The absence of logos and its double nature - speech and reason are both missing here - should mean that “hope” is doomed to fail. It should reveal itself to be entirely false. But something strange happens upon reflection: even though a tune is not fully articulate, even though it merely mirrors the temporal, it still is distinct from the “Gale.” An empty, howling sound is no match for a sweet one. A “storm” could even have regrets from attempting to “abash the little Bird.” The “thing” has received a name because of its power: it stands distinct in aiding others, whereas the storm attempts to reduce.
We note that our speaker’s mood is improving although she is articulating a serious problem with “hope” - it is, strictly speaking, inhuman. Logos is well beyond it: animals can make music. “Hope” is very real, though: its sweetness (content) and merely having form (warmth distinguished from chaos/storm) are easily seen. We’d be stupid to deny its existence, as the speaker almost did in the first stanza.

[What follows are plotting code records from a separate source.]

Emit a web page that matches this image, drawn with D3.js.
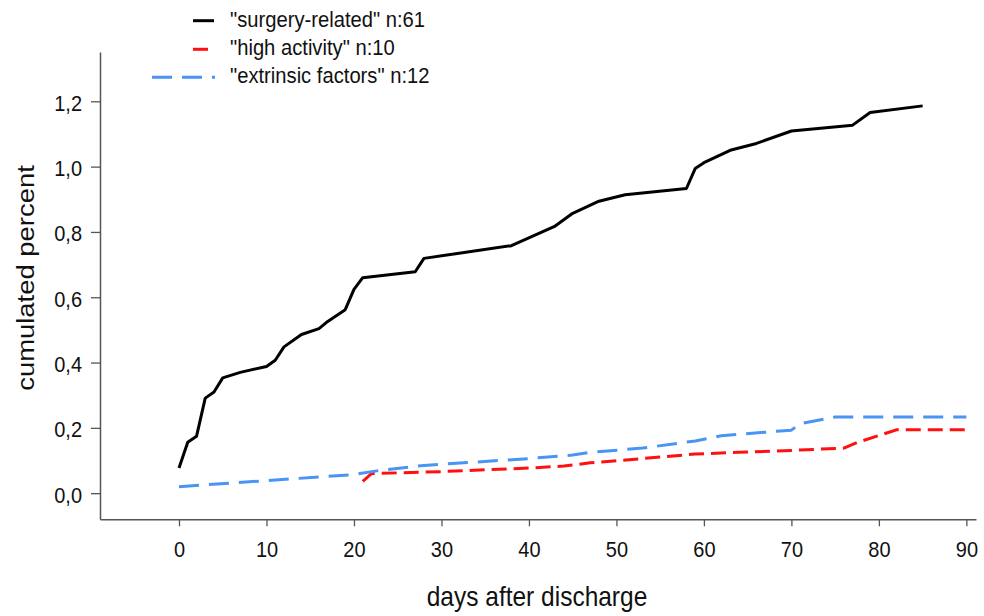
<!DOCTYPE html>
<html>
<head>
<meta charset="utf-8">
<script src="https://cdn.jsdelivr.net/npm/d3@7"></script>
<style>
  html, body { margin: 0; padding: 0; background: #ffffff; }
  svg { display: block; font-family: "Liberation Sans", Arial, sans-serif; }
</style>
</head>
<body>
<svg id="chart" width="984" height="616"></svg>
<script>
// Cumulated readmission percent by cause, per day after discharge
const surgeryDays = [0, 1, 2, 3, 4, 5, 7, 10, 11, 12, 14, 16, 17, 19, 20, 21, 27, 28, 38, 43, 45, 48, 51, 58, 59, 60, 63, 66, 70, 77, 79, 85];
const surgeryValues = [0.077, 0.156, 0.174, 0.291, 0.31, 0.353, 0.37, 0.388, 0.407, 0.448, 0.486, 0.504, 0.526, 0.562, 0.624, 0.66, 0.678, 0.719, 0.758, 0.818, 0.857, 0.894, 0.914, 0.933, 0.994, 1.012, 1.05, 1.071, 1.109, 1.127, 1.166, 1.186];

const activityDays = [21, 22, 30, 40, 44, 47, 53, 59, 64, 70, 76, 77.5, 82, 90];
const activityValues = [0.036, 0.06, 0.066, 0.077, 0.083, 0.093, 0.106, 0.12, 0.125, 0.131, 0.138, 0.155, 0.194, 0.194];

const extrinsicDays = [0, 20, 23, 28, 40, 45, 47, 53, 59, 62, 70, 71, 75, 90];
const extrinsicValues = [0.02, 0.057, 0.07, 0.085, 0.106, 0.117, 0.125, 0.138, 0.16, 0.176, 0.193, 0.213, 0.233, 0.233];

const seriesNames = ['"surgery-related" n:61', '"high activity" n:10', '"extrinsic factors" n:12'];
const xTicks = [0, 10, 20, 30, 40, 50, 60, 70, 80, 90];
const yTicks = [0, 0.2, 0.4, 0.6, 0.8, 1.0, 1.2];
const xTitle = "days after discharge";
const yTitle = "cumulated percent";

const svg = d3.select("#chart");
const stretch = 1.12; // glyphs are drawn slightly taller than wide

const x = d3.scaleLinear().domain([-9.03, 91.1]).range([100, 976]);
const y = d3.scaleLinear().domain([-0.08, 1.351]).range([519.3, 52]);

const axisColor = "#555";

// x axis
const gx = svg.append("g").attr("transform", `translate(0,${y(-0.08)})`)
  .call(d3.axisBottom(x).tickValues(xTicks).tickSizeOuter(0).tickSizeInner(7).tickFormat(d3.format("d")));
gx.select(".domain").attr("stroke", axisColor).attr("stroke-width", 1.5);
gx.selectAll(".tick line").attr("stroke", axisColor).attr("stroke-width", 1.3);
gx.selectAll(".tick text")
  .attr("y", 0).attr("dy", 0)
  .attr("transform", `translate(0,37.4) scale(1,${stretch})`)
  .attr("font-size", 20).attr("fill", "#111")
  .attr("font-family", '"Liberation Sans", Arial, sans-serif');

// y axis
const gy = svg.append("g").attr("transform", `translate(${x(-9.03)},0)`)
  .call(d3.axisLeft(y).tickValues(yTicks).tickSizeOuter(0).tickSizeInner(9)
    .tickFormat(d => d3.format(".1f")(d).replace(".", ",")));
gy.select(".domain").attr("stroke", axisColor).attr("stroke-width", 1.5);
gy.selectAll(".tick line").attr("stroke", axisColor).attr("stroke-width", 1.3);
gy.selectAll(".tick text")
  .attr("x", 0).attr("dy", 0)
  .attr("transform", `translate(-18,9) scale(1,${stretch})`)
  .attr("font-size", 20).attr("fill", "#111")
  .attr("font-family", '"Liberation Sans", Arial, sans-serif');

// axis titles
svg.append("text")
  .attr("transform", `translate(537,606) scale(1,${stretch})`)
  .attr("text-anchor", "middle").attr("font-size", 24.5).attr("fill", "#111")
  .text(xTitle);
svg.append("text")
  .attr("transform", `translate(34,278) scale(1,${stretch}) rotate(-90)`)
  .attr("text-anchor", "middle").attr("font-size", 24.5).attr("fill", "#111")
  .text(yTitle);

// series lines
const line = d3.line().x(d => x(d[0])).y(d => y(d[1]));
const zip = (a, b) => a.map((v, i) => [v, b[i]]);

const series = [
  { days: surgeryDays, values: surgeryValues, color: "#000000", dash: null },
  { days: activityDays, values: activityValues, color: "#ff1010", dash: "15,7" },
  { days: extrinsicDays, values: extrinsicValues, color: "#4a94f4", dash: "20,10" }
];

series.forEach(s => {
  svg.append("path")
    .attr("d", line(zip(s.days, s.values)))
    .attr("fill", "none")
    .attr("stroke", s.color)
    .attr("stroke-width", 3)
    .attr("stroke-linejoin", "round")
    .attr("stroke-dasharray", s.dash);
});

// legend
const legendRows = [
  { y: 20.7, x1: 193, x2: 214, base: 26.7 },
  { y: 49.3, x1: 193, x2: 208, base: 55 },
  { y: 77.3, x1: 152, x2: 215, base: 82.7 }
];
legendRows.forEach((r, i) => {
  svg.append("line")
    .attr("x1", r.x1).attr("x2", r.x2).attr("y1", r.y).attr("y2", r.y)
    .attr("stroke", series[i].color).attr("stroke-width", 3)
    .attr("stroke-dasharray", series[i].dash);
  svg.append("text")
    .attr("transform", `translate(230,${r.base}) scale(1,${stretch})`)
    .attr("font-size", 20.2).attr("fill", "#111")
    .text(seriesNames[i]);
});
</script>
</body>
</html>
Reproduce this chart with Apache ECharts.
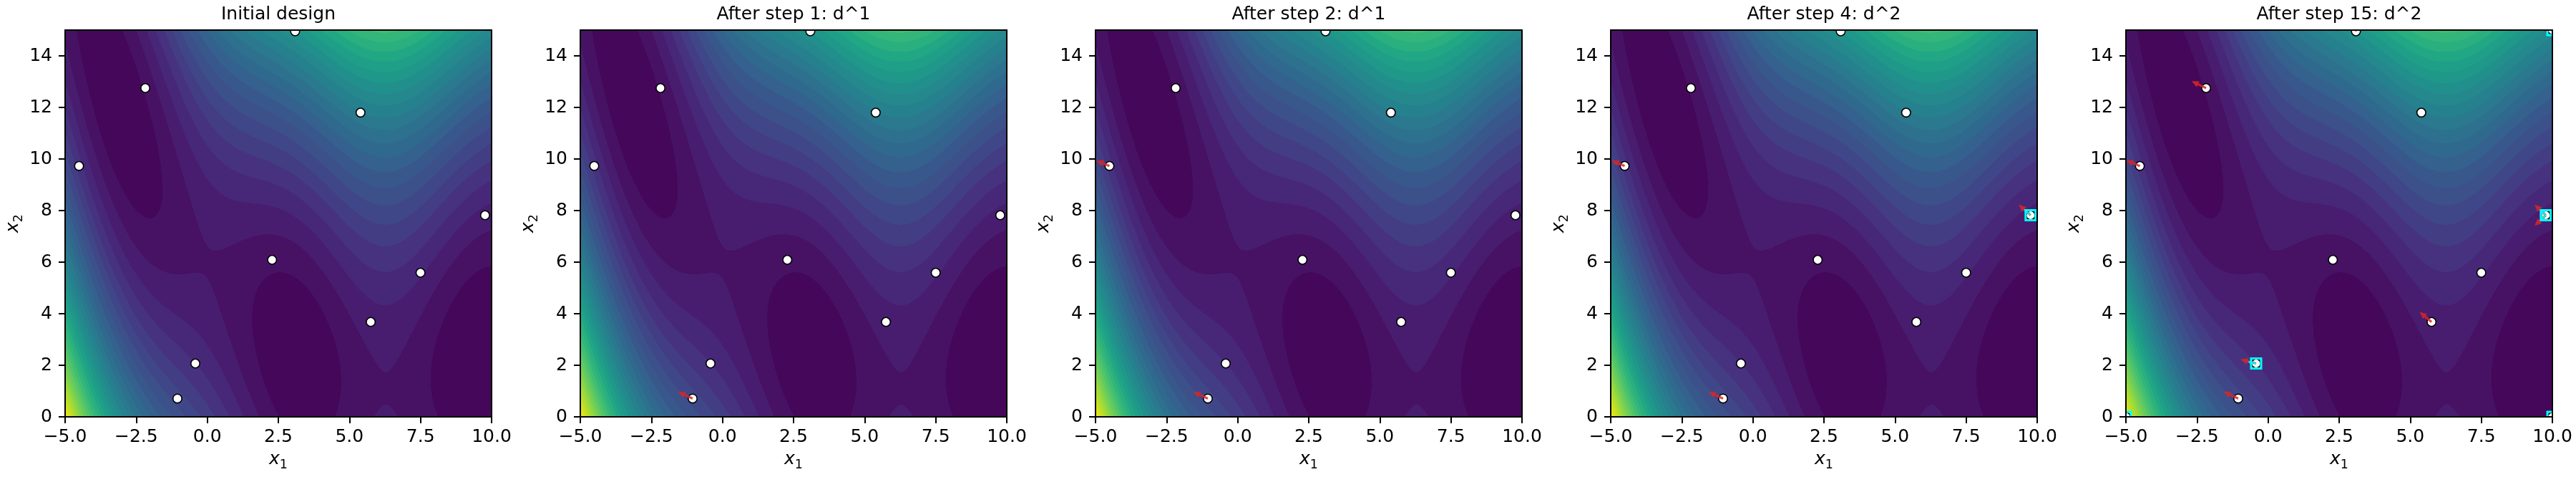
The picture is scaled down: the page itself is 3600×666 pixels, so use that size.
<!DOCTYPE html>
<html>
<head>
<meta charset="utf-8">
<script src="https://cdn.jsdelivr.net/npm/echarts@6/dist/echarts.min.js"></script>
<style>
html,body{margin:0;padding:0;background:#ffffff;}
#chart{width:3600px;height:666px;}
</style>
</head>
<body>
<div id="chart"></div>
<script>
// ---------------- data ----------------
const panelTitles = ['Initial design', 'After step 1: d^1', 'After step 2: d^1', 'After step 4: d^2', 'After step 15: d^2'];
const x1Range = [-5, 10];
const x2Range = [0, 15];
const x1TickValues = [-5, -2.5, 0, 2.5, 5, 7.5, 10];
const x2TickValues = [0, 2, 4, 6, 8, 10, 12, 14];
const contourLevelStep = 10;   // filled-contour levels 0,10,...,310
const contourLevelMax = 310;

// design points (same in every panel)
const designX1 = [-4.51, -2.18, 3.09, 5.39, 9.77, 2.28, 7.50, 5.75, -0.42, -1.05];
const designX2 = [9.73, 12.75, 14.95, 11.80, 7.82, 6.09, 5.59, 3.68, 2.07, 0.71];
// extra points per panel (corner points in the last panel)
const extraX1 = [[], [], [], [], [-5, 10, 10]];
const extraX2 = [[], [], [], [], [0, 0, 15]];

// red arrows per panel: [x1, x2, dx1, dx2]
const redArrows = [
  [],
  [[-1.05, 0.71, -0.51, 0.26]],
  [[-1.05, 0.71, -0.51, 0.26], [-4.51, 9.73, -0.46, 0.21]],
  [[-1.05, 0.71, -0.51, 0.26], [-4.51, 9.73, -0.46, 0.21], [9.77, 7.82, -0.42, 0.41]],
  [[-1.05, 0.71, -0.52, 0.27], [-4.51, 9.73, -0.48, 0.22], [-2.18, 12.75, -0.51, 0.27],
   [-0.42, 2.07, -0.55, 0.16], [5.75, 3.68, -0.42, 0.39], [9.77, 7.82, -0.40, 0.41],
   [9.77, 7.82, -0.40, -0.41], [3.09, 14.95, 0.0, 0.5], [10, 15, -0.45, 0.08]]
];
// cyan arrows per panel: [x1, x2, dx1, dx2]
const cyanArrows = [
  [], [], [],
  [[9.77, 7.82, -0.24, 0.24]],
  [[-0.42, 2.07, -0.30, 0.07], [9.77, 7.82, -0.20, 0.20], [9.77, 7.82, -0.20, -0.20]]
];
// cyan squares per panel: [x1, x2]
const cyanSquares = [
  [], [], [],
  [[9.77, 7.82]],
  [[-0.42, 2.07], [9.77, 7.82], [-5, 0], [10, 0], [10, 15]]
];

// objective shown by the contour field (Branin function)
function branin(x1, x2) {
  const b = 5.1 / (4 * Math.PI * Math.PI), c = 5 / Math.PI, r = 6, s = 10, t = 1 / (8 * Math.PI);
  const q = x2 - b * x1 * x1 + c * x1 - r;
  return q * q + s * (1 - t) * Math.cos(x1) + s;
}

// ---------------- layout / style ----------------
const PANEL_STEP = 720, GRID_LEFT = 91, GRID_TOP = 42, GRID_W = 596, GRID_H = 540;
const FONT = 'DejaVu Sans';
const VIRIDIS = ['#440154','#471365','#482475','#463480','#414487','#3b528b','#355f8d','#2f6c8e','#2a788e','#25848e','#21908c','#1e9c89','#22a884','#2fb47c','#43bf71','#5ec962','#7ad151','#9bd93c','#bddf26','#dfe318','#fde725'];
function hexRgb(h) { return [parseInt(h.slice(1,3),16), parseInt(h.slice(3,5),16), parseInt(h.slice(5,7),16)]; }
function viridis(t) {
  t = Math.min(1, Math.max(0, t));
  const sc = t * (VIRIDIS.length - 1);
  const i = Math.min(Math.floor(sc), VIRIDIS.length - 2);
  const f = sc - i;
  const a = hexRgb(VIRIDIS[i]), b = hexRgb(VIRIDIS[i + 1]);
  return 'rgb(' + [0,1,2].map(k => Math.round(a[k] + (b[k] - a[k]) * f)).join(',') + ')';
}
const nBands = Math.round(contourLevelMax / contourLevelStep);
const bandColors = [];
for (let k = 0; k < nBands; k++) bandColors.push(viridis((k * contourLevelStep + contourLevelStep / 2) / contourLevelMax));

// field sampled on the plot resolution, stored as horizontal runs of equal contour band
const COLS = GRID_W, ROWS = GRID_H;
const contourRuns = [];
(function buildRuns() {
  const dx = (x1Range[1] - x1Range[0]) / COLS, dy = (x2Range[1] - x2Range[0]) / ROWS;
  const bandOf = v => Math.max(0, Math.min(nBands - 1, Math.floor(v / contourLevelStep)));
  for (let r = 0; r < ROWS; r++) {
    const lo = x2Range[0] + r * dy, hi = lo + dy, yc = lo + dy / 2;
    let start = 0, band = bandOf(branin(x1Range[0] + dx / 2, yc));
    for (let c = 1; c <= COLS; c++) {
      const bnd = c < COLS ? bandOf(branin(x1Range[0] + (c + 0.5) * dx, yc)) : -1;
      if (bnd !== band) {
        contourRuns.push([x1Range[0] + start * dx, x1Range[0] + c * dx, lo, hi, band]);
        start = c; band = bnd;
      }
    }
  }
})();

function renderRun(params, api) {
  const p0 = api.coord([api.value(0), api.value(3)]);
  const p1 = api.coord([api.value(1), api.value(2)]);
  return { type: 'rect', shape: { x: p0[0], y: p0[1], width: p1[0] - p0[0], height: p1[1] - p0[1] },
           style: { fill: bandColors[api.value(4)] }, silent: true };
}
function renderPoint(params, api) {
  const p = api.coord([api.value(0), api.value(1)]);
  return { type: 'circle', shape: { cx: p[0], cy: p[1], r: 6.2 },
           style: { fill: '#ffffff', stroke: '#000000', lineWidth: 1.6 } };
}
function makeArrowRenderer(color, shaftW, headL, headW) {
  return function (params, api) {
    const x = api.value(0), y = api.value(1);
    const p0 = api.coord([x, y]);
    const p1 = api.coord([x + api.value(2), y + api.value(3)]);
    const ddx = p1[0] - p0[0], ddy = p1[1] - p0[1];
    const L = Math.hypot(ddx, ddy) || 1;
    const ux = ddx / L, uy = ddy / L, nx = -uy, ny = ux;
    const hb = Math.max(L - headL, 0);
    const bx = p0[0] + ux * hb, by = p0[1] + uy * hb;
    const pts = [
      [p0[0] + nx * shaftW / 2, p0[1] + ny * shaftW / 2],
      [bx + nx * shaftW / 2, by + ny * shaftW / 2],
      [bx + nx * headW / 2, by + ny * headW / 2],
      [p1[0], p1[1]],
      [bx - nx * headW / 2, by - ny * headW / 2],
      [bx - nx * shaftW / 2, by - ny * shaftW / 2],
      [p0[0] - nx * shaftW / 2, p0[1] - ny * shaftW / 2]
    ];
    return { type: 'polygon', shape: { points: pts }, style: { fill: color } };
  };
}
function renderSquare(params, api) {
  const p = api.coord([api.value(0), api.value(1)]);
  const s = 14;
  return { type: 'rect', shape: { x: p[0] - s / 2, y: p[1] - s / 2, width: s, height: s },
           style: { fill: 'none', stroke: '#00ffff', lineWidth: 3 } };
}

const fmtNum = v => (v < 0 ? '\u2212' : '') + Math.abs(v).toFixed(1);
const nameRich = {
  v: { fontFamily: FONT, fontStyle: 'italic', fontSize: 25, color: '#000', lineHeight: 34 },
  s: { fontFamily: FONT, fontSize: 17.5, color: '#000', lineHeight: 18, verticalAlign: 'bottom' }
};

const common = { type: 'custom', silent: true, animation: false, progressive: 0, progressiveThreshold: 1e9 };
const grids = [], xAxes = [], yAxes = [], series = [], titles = [];
for (let i = 0; i < panelTitles.length; i++) {
  const left = GRID_LEFT + i * PANEL_STEP;
  grids.push({ left: left, top: GRID_TOP, width: GRID_W, height: GRID_H, show: true,
               borderColor: '#000', borderWidth: 2, backgroundColor: 'transparent', z: 10,
               containLabel: false, outerBoundsMode: 'none' });
  titles.push({ text: panelTitles[i], left: left + GRID_W / 2, top: 8, textAlign: 'center', padding: 0,
                textStyle: { fontFamily: FONT, fontSize: 25, fontWeight: 'normal', color: '#000' } });
  xAxes.push({
    type: 'value', gridIndex: i, min: x1Range[0], max: x1Range[1], z: 10,
    name: '{v|x}{s|1}', nameLocation: 'middle', nameGap: 42, nameMoveOverlap: false,
    nameTextStyle: { rich: nameRich },
    axisLine: { show: true, onZero: false, lineStyle: { color: '#000', width: 2 } },
    axisTick: { show: true, length: 9, lineStyle: { color: '#000', width: 2 }, customValues: x1TickValues },
    axisLabel: { show: true, margin: 16, fontFamily: FONT, fontSize: 25, color: '#000',
                 customValues: x1TickValues, formatter: fmtNum },
    splitLine: { show: false }
  });
  yAxes.push({
    type: 'value', gridIndex: i, min: x2Range[0], max: x2Range[1], z: 10,
    name: '{v|x}{s|2}', nameLocation: 'middle', nameGap: 56, nameMoveOverlap: false,
    nameTextStyle: { rich: nameRich },
    axisLine: { show: true, onZero: false, lineStyle: { color: '#000', width: 2 } },
    axisTick: { show: true, length: 9, lineStyle: { color: '#000', width: 2 }, customValues: x2TickValues },
    axisLabel: { show: true, margin: 18, fontFamily: FONT, fontSize: 25, color: '#000',
                 customValues: x2TickValues, formatter: v => String(Math.round(v)) },
    splitLine: { show: false }
  });
  series.push(Object.assign({}, common, { xAxisIndex: i, yAxisIndex: i, data: contourRuns,
                renderItem: renderRun, z: 1 }));
  const pts = designX1.map((x, k) => [x, designX2[k]]).concat(extraX1[i].map((x, k) => [x, extraX2[i][k]]));
  series.push(Object.assign({}, common, { xAxisIndex: i, yAxisIndex: i, data: pts, renderItem: renderPoint,
                clip: true, z: 3 }));
  series.push(Object.assign({}, common, { xAxisIndex: i, yAxisIndex: i, data: redArrows[i],
                renderItem: makeArrowRenderer('rgba(214,39,40,0.85)', 3.2, 10, 9), clip: true, z: 4 }));
  series.push(Object.assign({}, common, { xAxisIndex: i, yAxisIndex: i, data: cyanArrows[i],
                renderItem: makeArrowRenderer('rgba(0,255,255,0.85)', 2.4, 6, 6), clip: true, z: 5 }));
  series.push(Object.assign({}, common, { xAxisIndex: i, yAxisIndex: i, data: cyanSquares[i],
                renderItem: renderSquare, clip: true, z: 6 }));
}

const chart = echarts.init(document.getElementById('chart'), null, { renderer: 'canvas' });
chart.setOption({
  backgroundColor: '#ffffff',
  animation: false,
  title: titles,
  grid: grids,
  xAxis: xAxes,
  yAxis: yAxes,
  series: series
});
</script>
</body>
</html>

Finally, Dickinson’s speaker moves away from the general to the particular with “I.” She’s heard the bird when she personally was cold; she heard it when gales and storms were trying her. Her gratefulness seems to have improved her mood. The implicit imagery is of a ship needing warmth and direction: a very good paper could probably be written on Dickinson’s use of the word “sweet” in this poem and in “This is my letter to the world.” Sweetness isn’t just a feeling: it is a path of sorts, it seems. That path, here, is tied to “extremity.” We note that the final couplet (”extremity,” “me”) are the only two lines besides the one introducing the “bird” to not end in a dash. The bird is the speaker at an extreme, which is why no crumbs are necessary. The inhuman composes the human, and again the question resounds: is this really “hope” we’ve discussed?